Member of the Parliament of England

Valentine Dale (died 1589) was an English jurist and diplomat. He served as Judge of the High Court of Admiralty from 1584 to 1589.

==Life==

He supplicated the university of Oxford in 1541 for the degree of B.A., but does not appear to have been admitted. He was, however, elected a fellow of All Souls' College in 1542 . In November 1545 he proceeded to the degree of bachelor of the civil law; and in 1550 he wrote from All Souls' College to Sir William Cecil, desiring his interest to procure for him the situation of official of the archdeaconry of York. Subsequently, he travelled in France, and at Orleans was created a doctor of civil law. Having more than once supplicated the university of Oxford for that degree, it is supposed that he was incorporated there in November 1552. On 14 January 1554 he was admitted a member of the College of Advocates at Doctors' Commons. He was a member of the House of Commons for Taunton in the parliaments of 21 October 1555, 20 January 1558, and 1559; later he was four times MP for Chichester (1572, 1584, 1586 and 1589). On 9 July 1562 he was incorporated LL.D. in the university of Cambridge.
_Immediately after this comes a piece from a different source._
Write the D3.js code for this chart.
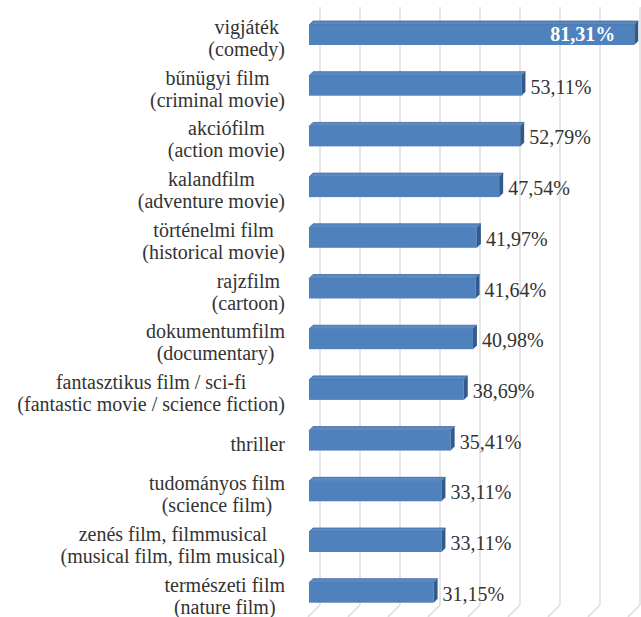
<!DOCTYPE html>
<html>
<head>
<meta charset="utf-8">
<script src="https://cdn.jsdelivr.net/npm/d3@7"></script>
<style>
  body { margin: 0; background: #fff; }
  text { font-family: "Liberation Serif", "Times New Roman", Tinos, "DejaVu Serif", "Noto Serif", serif; }
</style>
</head>
<body>
<svg width="641" height="617"></svg>
<script>
// film genres (Hungarian) and their English translation
var categories = ["vigjáték", "bűnügyi film", "akciófilm", "kalandfilm", "történelmi film", "rajzfilm",
  "dokumentumfilm", "fantasztikus film / sci-fi", "thriller", "tudományos film",
  "zenés film, filmmusical", "természeti film"];
var translations = ["(comedy)", "(criminal movie)", "(action movie)", "(adventure movie)", "(historical movie)",
  "(cartoon)", "(documentary)", "(fantastic movie / science fiction)", "", "(science film)",
  "(musical film, film musical)", "(nature film)"];
var values = [81.31, 53.11, 52.79, 47.54, 41.97, 41.64, 40.98, 38.69, 35.41, 33.11, 33.11, 31.15];
var labels = ["81,31%", "53,11%", "52,79%", "47,54%", "41,97%", "41,64%", "40,98%", "38,69%", "35,41%",
  "33,11%", "33,11%", "31,15%"];
var ticks = [0, 10, 20, 30, 40, 50, 60, 70, 80];

var serif = '"Liberation Serif", "Times New Roman", Tinos, "DejaVu Serif", "Noto Serif", serif';
var svg = d3.select("svg");

var frontX = 309;   // zero of bar front faces
var backX = 320;    // zero on the back wall
var depth = 4;      // bar depth offset
var barH = 20;
var gridTop = 7, gridBottom = 605, floorDepth = 12;

var xScale = d3.scaleLinear().domain([0, 80]).range([0, 320]);
var yScale = d3.scalePoint().domain(d3.range(categories.length)).range([35, 592.7]);

// gridlines on the back wall + floor slant
var grid = svg.append("g");
ticks.forEach(function(t) {
  var gx = backX + xScale(t);
  grid.append("line")
    .attr("x1", gx).attr("x2", gx)
    .attr("y1", gridTop).attr("y2", gridBottom)
    .attr("stroke", "#d9d9d9").attr("stroke-width", 1.3);
  grid.append("line")
    .attr("x1", gx).attr("x2", gx - floorDepth)
    .attr("y1", gridBottom).attr("y2", gridBottom + floorDepth)
    .attr("stroke", "#d9d9d9").attr("stroke-width", 1.3);
});

var bars = svg.selectAll(".bar")
  .data(values)
  .enter()
  .append("g")
  .attr("class", "bar");

// top face
bars.append("path")
  .attr("d", function(d, i) {
    var c = yScale(i), xe = frontX + xScale(d), y0 = c - barH / 2;
    return "M" + frontX + "," + y0 + "L" + (frontX + depth) + "," + (y0 - depth) +
      "L" + (xe + depth) + "," + (y0 - depth) + "L" + xe + "," + y0 + "Z";
  })
  .attr("fill", "#5a89c4")
  .attr("stroke", "#3c679c")
  .attr("stroke-width", 0.8);

// front face
bars.append("rect")
  .attr("x", frontX)
  .attr("y", (d, i) => yScale(i) - barH / 2)
  .attr("width", d => xScale(d))
  .attr("height", barH)
  .attr("fill", "#4f81bd");

// side face
bars.append("path")
  .attr("d", function(d, i) {
    var c = yScale(i), xe = frontX + xScale(d), y0 = c - barH / 2;
    return "M" + xe + "," + y0 + "L" + (xe + depth) + "," + (y0 - depth) +
      "L" + (xe + depth) + "," + (y0 + barH - depth) + "L" + xe + "," + (y0 + barH) + "Z";
  })
  .attr("fill", "#325a8c");

// value labels
svg.selectAll(".val")
  .data(values)
  .enter()
  .append("text")
  .attr("class", "val")
  .style("font-family", serif)
  .attr("x", (d, i) => i === 0 ? frontX + xScale(d) - 19 : frontX + xScale(d) + 9)
  .attr("y", (d, i) => yScale(i) + (i === 0 ? 6 : 8))
  .attr("text-anchor", (d, i) => i === 0 ? "end" : "start")
  .style("font-size", "20px")
  .style("font-weight", (d, i) => i === 0 ? "bold" : "normal")
  .attr("fill", (d, i) => i === 0 ? "#ffffff" : "#333333")
  .text((d, i) => labels[i]);

// category labels: lines centred on each other, block right aligned
var labelRight = 285;
categories.forEach(function(cat, i) {
  var lines = translations[i] ? [cat, translations[i]] : [cat];
  var c = yScale(i) + 10;
  var g = svg.append("g");
  var texts = lines.map(function(l, j) {
    return g.append("text")
      .style("font-family", serif)
      .style("font-size", "20px")
      .attr("y", c + (j - (lines.length - 1) / 2) * 22)
      .attr("text-anchor", "middle")
      .attr("fill", "#333333")
      .text(l);
  });
  var w = d3.max(texts, t => t.node().getComputedTextLength());
  texts.forEach(t => t.attr("x", labelRight - w / 2));
});
</script>
</body>
</html>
In 1563 he was ambassador in Flanders, receiving his final despatch from the regent on 6 February. He was again sent to Flanders, in December 1563, to answer the complaints against England for lack of justice and for depredations. In the parliament of 8 May 1572 he sat for the city of Chichester, being at or about that time one of the masters of requests. On 15 February 1573 he was presented to the archdeaconry of Surrey. On 19 March 1573 he was appointed resident ambassador in France, where he continued till 1576. In the meanwhile (18 January 1574) he became dean of Wells. Between 1576 and 1580 he served on several important royal commissions and was Master of Requests (1576–1589). To the parliament which assembled on 23 November 1584 he was returned both for the city of Chichester and the borough of Hindon, Wiltshire, and elected to serve for Chichester.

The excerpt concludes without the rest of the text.